What I learned is that feeling can eventually become a choice. One can deliberately calibrate emotions with logic. This calibrated version of emotions is what I will define as sensibilities. How I see it: emotions are a base layer. They are universal, instinctive, and sometimes irrational. People experience them in varying magnitudes, but the texture is more or less the same. Sensibilities, on the other hand, are a bit more complex. They are emotions that have been thought through, and hence, more personalized to the individual. You can think of them as a literal rational "transformation" of emotions.

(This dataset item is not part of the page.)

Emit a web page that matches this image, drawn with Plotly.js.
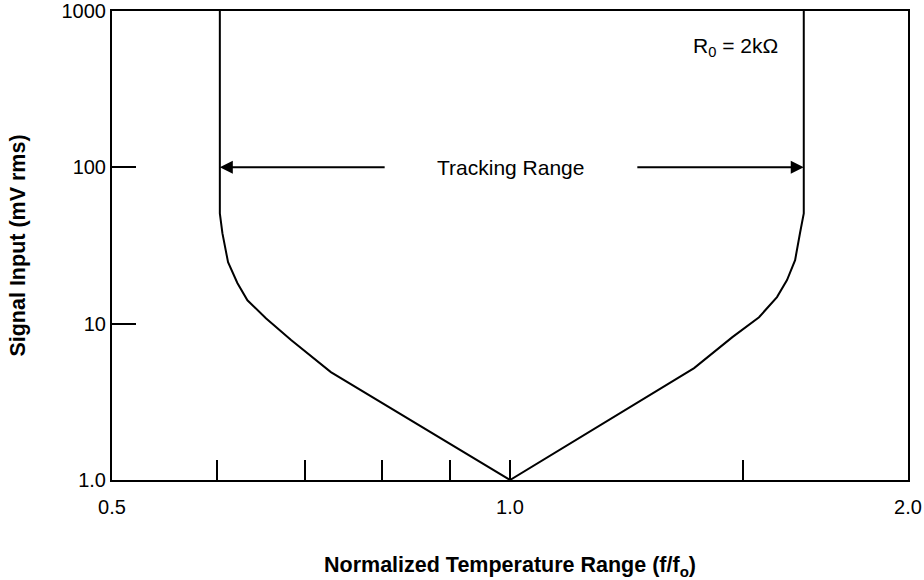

Idk. Try to represent simple emotional states as the basis vectors \(\{e_1, e_2, \ldots, e_n\}\) of \(\mathbb{R}^n\). Let \(m_i \geq 0\) be a scalar representing how intensely one feels emotional state \(i\). A full raw emotional experience (often layered) is then the vector:
$$\mathbf{v} = \sum_{i=1}^{n} m_i e_i$$
Let \(L: \mathbb{R}^n \rightarrow \mathbb{R}^n\) be a learned operator representing logic that transforms raw emotion into a calibrated emotion. A sensibility is then:
$$s = L(\mathbf{v}) = L\!\left(\sum_{i=1}^{n} m_i e_i\right)$$
In the simplest case, \(L\) is a matrix representing "logic" and does two things: scaling magnitudes (i.e., dampening anger) and remapping between certain emotional states (i.e., rerouting anger into disappointment). Basically it's an emotional filtration and refinement process.
Emotions are fast and reactive rollouts, sensibilities are slower as they require rational thinking. As a kid, I probably lived too much in the emotions space, which was not fun for myself or for those around me. Nowadays I try to live in the sensibilities space as much as possible. I try to feel selectively. If I seem robotic to people who are used to communicating through reaction, then so be it. By default, emotions will control your state and influence how you think. The better way to go about life is probably the reverse: first think, then decide what is worth feeling. This is maybe just a restatement of stoicism: one should only feel when it's beneficial, otherwise let it go.